Luxury revisited

I have been recently volunteering at the Academy of Fashion and Design (AMD). Neither fashion nor design is my field, but I filled some gaps in necessary management disciplines. To my surprise, a student of fashion management, Ms Mia Just, chose me as a second reader for her thesis on the ambiguity between creativity and commerce in fashion. It led me back to many of the thoughts I had when looking closer at the contemporary art space, but it also brought me back to the time the Volkswagen Group bought Rolls-Royce - Bentley. We were the “Beetle-people” now owning the holy grail of luxury cars and thinking of what to do with them. To prepare myself for reading the thesis, I also revisited my notes on the exhibition “What is Luxury?” at the Victoria and Albert Museum in 2015. And I took two books out from the shelf again: Soetsu Yanagi’s The Beauty of Everyday Things and Junichiro Tanizaki’s In Praise of Shadows.

With all the definitions of Luxury given, I found that I have my own one, which is about the people’s view on the object. I don’t mean that luxury is in the eyes of the beholder and that everything can be luxury—quite the opposite. Luxury products are defined for me by the “connaisseur”, meaning the one who knows what he looks at and recognises its qualities in material, design, craftsmanship or symbolic value. This is why, for example, Porsche is not a luxury car anymore, because it’s a Volkswagen. This is why many luxury fashion brands are not luxury, as most buyers have no clue what they look at and only see the logo. Recently, a colleague of mine told me that she lost a diamond bracelet in a Sauna in the Netherlands, but that “these people”, for sure, can not distinguish diamonds from glass.

Contemporary luxury branding, I find, often has more of the task of explaining to ignorant people that the thing they look at may be something special.

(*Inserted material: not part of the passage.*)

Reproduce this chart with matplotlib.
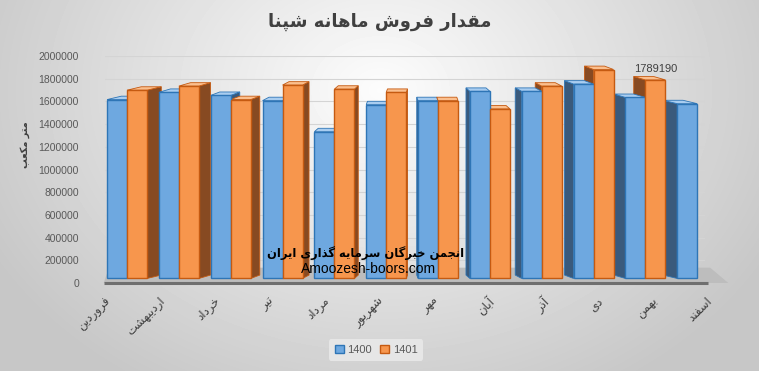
import numpy as np
import matplotlib
matplotlib.use("Agg")
import matplotlib.pyplot as plt
from matplotlib.patches import Polygon

# monthly sales (cubic metres)
months = ["فروردین", "اردیبهشت", "خرداد", "تیر", "مرداد", "شهریور",
          "مهر", "آبان", "آذر", "دی", "بهمن", "اسفند"]
sales_1400 = [1616000, 1680000, 1653000, 1607000, 1333000, 1571000,
              1607000, 1689000, 1689000, 1753000, 1635000, 1580000]
sales_1401 = [1699000, 1735000, 1616000, 1744000, 1708000, 1680000,
              1607000, 1534000, 1735000, 1881000, 1789190, None]
series_names = ["1400", "1401"]
yticks = list(range(0, 2000001, 200000))

title_txt = "مقدار فروش ماهانه شپنا"
ylabel_txt = "متر مکعب"
wm_fa = "انجمن خبرگان سرمایه گذاری ایران"
wm_en = "Amoozesh-boors.com"

# matplotlib has no arabic shaping, so pick presentation forms by hand
FORMS = {
    'ا': ('\uFE8D', '\uFE8E', None, None),
    'آ': ('\uFE81', '\uFE82', None, None),
    'د': ('\uFEA9', '\uFEAA', None, None),
    'ذ': ('\uFEAB', '\uFEAC', None, None),
    'ر': ('\uFEAD', '\uFEAE', None, None),
    'ز': ('\uFEAF', '\uFEB0', None, None),
    'و': ('\uFEED', '\uFEEE', None, None),
    'ژ': ('\uFB8A', '\uFB8B', None, None),
    'ب': ('\uFE8F', '\uFE90', '\uFE91', '\uFE92'),
    'ت': ('\uFE95', '\uFE96', '\uFE97', '\uFE98'),
    'ج': ('\uFE9D', '\uFE9E', '\uFE9F', '\uFEA0'),
    'خ': ('\uFEA5', '\uFEA6', '\uFEA7', '\uFEA8'),
    'س': ('\uFEB1', '\uFEB2', '\uFEB3', '\uFEB4'),
    'ش': ('\uFEB5', '\uFEB6', '\uFEB7', '\uFEB8'),
    'ع': ('\uFEC9', '\uFECA', '\uFECB', '\uFECC'),
    'ف': ('\uFED1', '\uFED2', '\uFED3', '\uFED4'),
    'ق': ('\uFED5', '\uFED6', '\uFED7', '\uFED8'),
    'ل': ('\uFEDD', '\uFEDE', '\uFEDF', '\uFEE0'),
    'م': ('\uFEE1', '\uFEE2', '\uFEE3', '\uFEE4'),
    'ن': ('\uFEE5', '\uFEE6', '\uFEE7', '\uFEE8'),
    'ه': ('\uFEE9', '\uFEEA', '\uFEEB', '\uFEEC'),
    'پ': ('\uFB56', '\uFB57', '\uFB58', '\uFB59'),
    'ک': ('\uFB8E', '\uFB8F', '\uFB90', '\uFB91'),
    'گ': ('\uFB92', '\uFB93', '\uFB94', '\uFB95'),
    'ی': ('\uFBFC', '\uFBFD', '\uFBFE', '\uFBFF'),
}


def fa(text):
    out = []
    for i, c in enumerate(text):
        if c not in FORMS:
            out.append(c)
            continue
        prev = text[i - 1] if i > 0 else None
        nxt = text[i + 1] if i + 1 < len(text) else None
        jp = prev in FORMS and FORMS[prev][2] is not None
        jn = FORMS[c][2] is not None and nxt in FORMS
        if jp and jn:
            out.append(FORMS[c][3])
        elif jp:
            out.append(FORMS[c][1])
        elif jn:
            out.append(FORMS[c][2])
        else:
            out.append(FORMS[c][0])
    return ''.join(out[::-1])


W, H = 759, 371
fig = plt.figure(figsize=(W / 100, H / 100), dpi=100)

# grey radial background
bg = fig.add_axes([0, 0, 1, 1], zorder=-10)
yy, xx = np.mgrid[0:H, 0:W]
r = np.sqrt(((xx - 380) / 420.0) ** 2 + ((yy - 90) / 330.0) ** 2)
shade = np.clip(0.99 - 0.2 * r, 0.78, 1.0)
bg.imshow(shade, cmap="gray", vmin=0, vmax=1, aspect="auto")
bg.axis("off")

ax = fig.add_axes([105 / W, (H - 283) / H, 600 / W, 227 / H])
ax.set_facecolor("none")
x = np.arange(len(months))
w = 0.386
ax.set_xlim(-0.425, 11.15)
ax.set_ylim(0, 2000000)

for t in yticks[1:]:
    ax.axhline(t, color="#d4d4d4", lw=0.8, zorder=0)

# floor of the 3d plot
floor = Polygon([(-0.45, 0), (11.6, 0), (11.25, 135000), (-0.35, 135000)],
                closed=True, fc="#bdbdbd", ec="none", zorder=1, clip_on=False)
ax.add_patch(floor)
ax.plot([-0.45, 11.2], [0, 0], color="#6f6f6f", lw=2.2, zorder=1.5,
        clip_on=False, solid_capstyle="butt")

colors = {"1400": ("#6ea8e0", "#2e75b6", "#3a5a7c", "#a9cdf0"),
          "1401": ("#f7964d", "#c55a11", "#874a22", "#fbbf8e")}
dy = 30000
base = 40000

for name, vals, off in [("1400", sales_1400, -w / 2), ("1401", sales_1401, w / 2)]:
    front, edge, side, top = colors[name]
    xs = [xi + off for xi, v in zip(x, vals) if v is not None]
    hs = [v for v in vals if v is not None]
    ax.bar(xs, [h - base for h in hs], w, bottom=base, color=front,
           edgecolor=edge, lw=1.0, zorder=3, label=name)
    for i, (xc, h) in enumerate(zip(xs, hs)):
        d = 0.05 * (5.5 - i)
        x0, x1 = xc - w / 2, xc + w / 2
        xe = x1 if d > 0 else x0
        ax.add_patch(Polygon([(xe, base), (xe, h), (xe + d, h + dy), (xe + d, base + dy)],
                             closed=True, fc=side, ec=edge, lw=0.6, zorder=2))
        ax.add_patch(Polygon([(x0, h), (x1, h), (x1 + d, h + dy), (x0 + d, h + dy)],
                             closed=True, fc=top, ec=edge, lw=0.6, zorder=2.5))

ax.annotate(f"{sales_1401[10]}", (x[10] + w / 2, sales_1401[10]),
            xytext=(0, 6), textcoords="offset points", ha="center",
            fontsize=8, color="#404040", family="Liberation Sans", zorder=5)

ax.set_yticks(yticks)
ax.set_yticklabels([str(t) for t in yticks], family="Liberation Sans",
                   fontsize=7.5, color="#595959")
ax.tick_params(axis="y", length=0, pad=18.7)
ax.set_xticks([])
for s in ax.spines.values():
    s.set_visible(False)

for i, m in enumerate(months):
    ax.text(i * 1.056 - 0.45, -100000, fa(m), rotation=45, ha="right", va="top",
            rotation_mode="anchor", fontsize=8.5, color="#404040",
            family="DejaVu Sans", clip_on=False)

fig.text(25 / W, 1 - 145 / H, fa(ylabel_txt), rotation=90, ha="center",
         va="center", fontsize=7, color="#404040", family="DejaVu Sans",
         weight="bold")
fig.text(380 / W, 1 - 22 / H, fa(title_txt), ha="center", va="center",
         fontsize=13, weight="bold", color="#404040", family="DejaVu Sans")

fig.text(366 / W, 1 - 253 / H, fa(wm_fa), ha="center", va="center",
         fontsize=8.3, weight="bold", color="black", family="DejaVu Sans", zorder=10)
fig.text(369 / W, 1 - 269 / H, wm_en, ha="center", va="center",
         fontsize=10, color="black", family="Liberation Sans", zorder=10)

leg = fig.legend(loc="center", bbox_to_anchor=(376 / W, 1 - 350 / H), ncol=2,
                 frameon=True, handlelength=0.8, handleheight=0.8,
                 columnspacing=0.8, handletextpad=0.3, borderpad=0.5,
                 prop={"family": "Liberation Sans", "size": 8})
leg.get_frame().set_facecolor("#e6e6e6")
leg.get_frame().set_edgecolor("none")
leg.get_frame().set_alpha(1)
for t in leg.get_texts():
    t.set_color("#595959")

fig.savefig("out.png", dpi=100)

In the better cases, it really is. In many, it isn’t. I was recently looking at “luxury apartments” in Toronto. What’s “luxury” about a concrete frame building with triple glazing and an expensive toilet?

That also changes what a status symbol is. Many years ago, as a young manager at Volkswagen in the German headquarters, I had a new boss for a short period of time. He was a European Business School (EPS) graduate who gained significant corporate experience in the US before returning to Germany to run the group’s strategic marketing unit. Joining a meeting once, he educated me that the first thing he looks at in a person is the watch, then the shoes, then the suit (it wasn’t the same sequence for women, by the way). Then he knows what person he has in front of him! I looked at his pocket calculator on the meeting table, which did not even have trigonometric functions. So, I knew what kind of person I had in front of me! I picked up the calculator and looked at it, then at him, then at the calculator, put it in front of him and asked: “Yours?” This meeting did not end up being very productive.

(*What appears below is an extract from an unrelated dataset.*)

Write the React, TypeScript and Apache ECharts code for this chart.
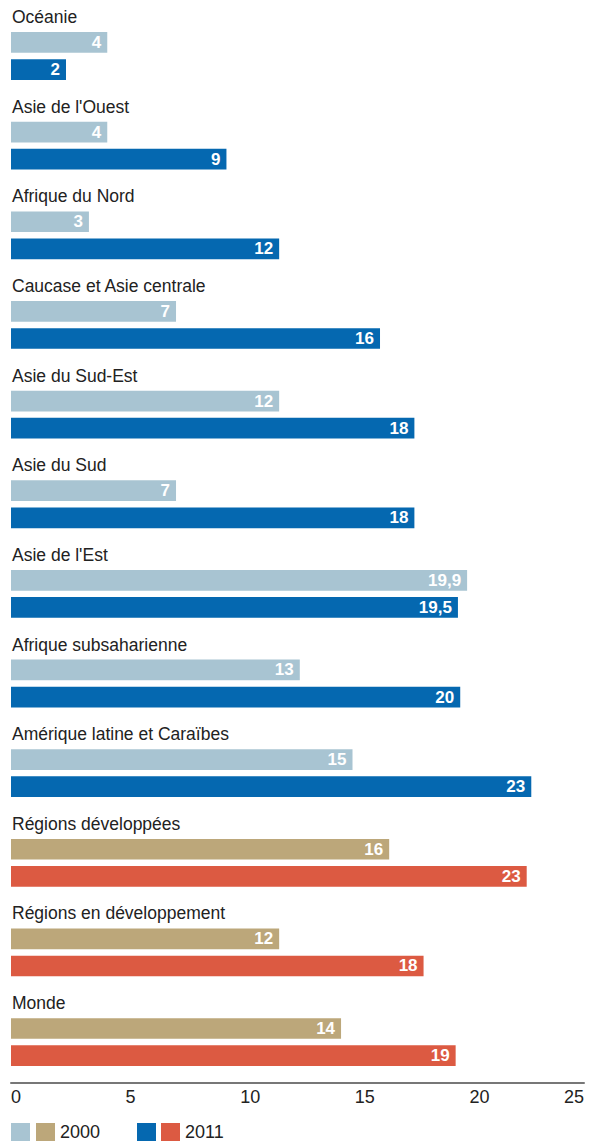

Fortunately, we live in a world where money is only one of a number of factors defining status. So, also, the symbols change.

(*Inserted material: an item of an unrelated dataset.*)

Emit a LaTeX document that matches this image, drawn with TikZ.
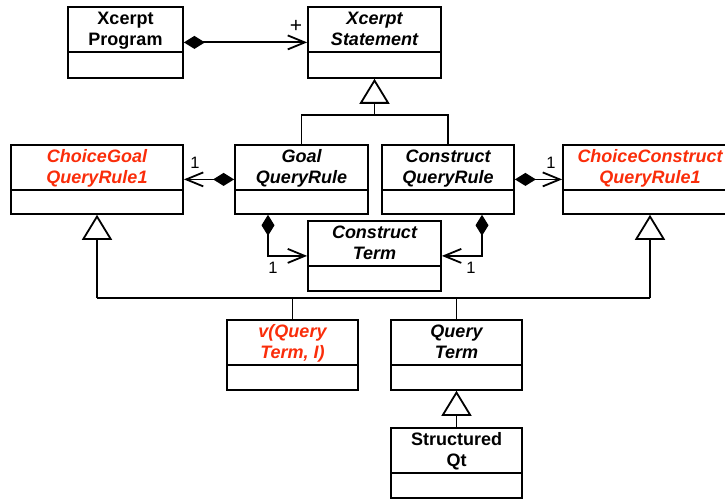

If luxury products and the connoisseur come together, then my understanding of luxury has a strategic disadvantage. With education levels plummeting in the Western world and people interacting less and less intensely with things, the degree of understanding and appreciation also will disappear. Who can pull an old Ferrari into a barn and restore it step by step with a glass of wine and classical music as evening entertainment? Who can even repair his home appliances without “service”? So, if nobody is willing to interact with things, then also nobody will know the quirks, and nobody will appreciate their qualities and beauty. And it maybe even the same dealing not with things, but with people.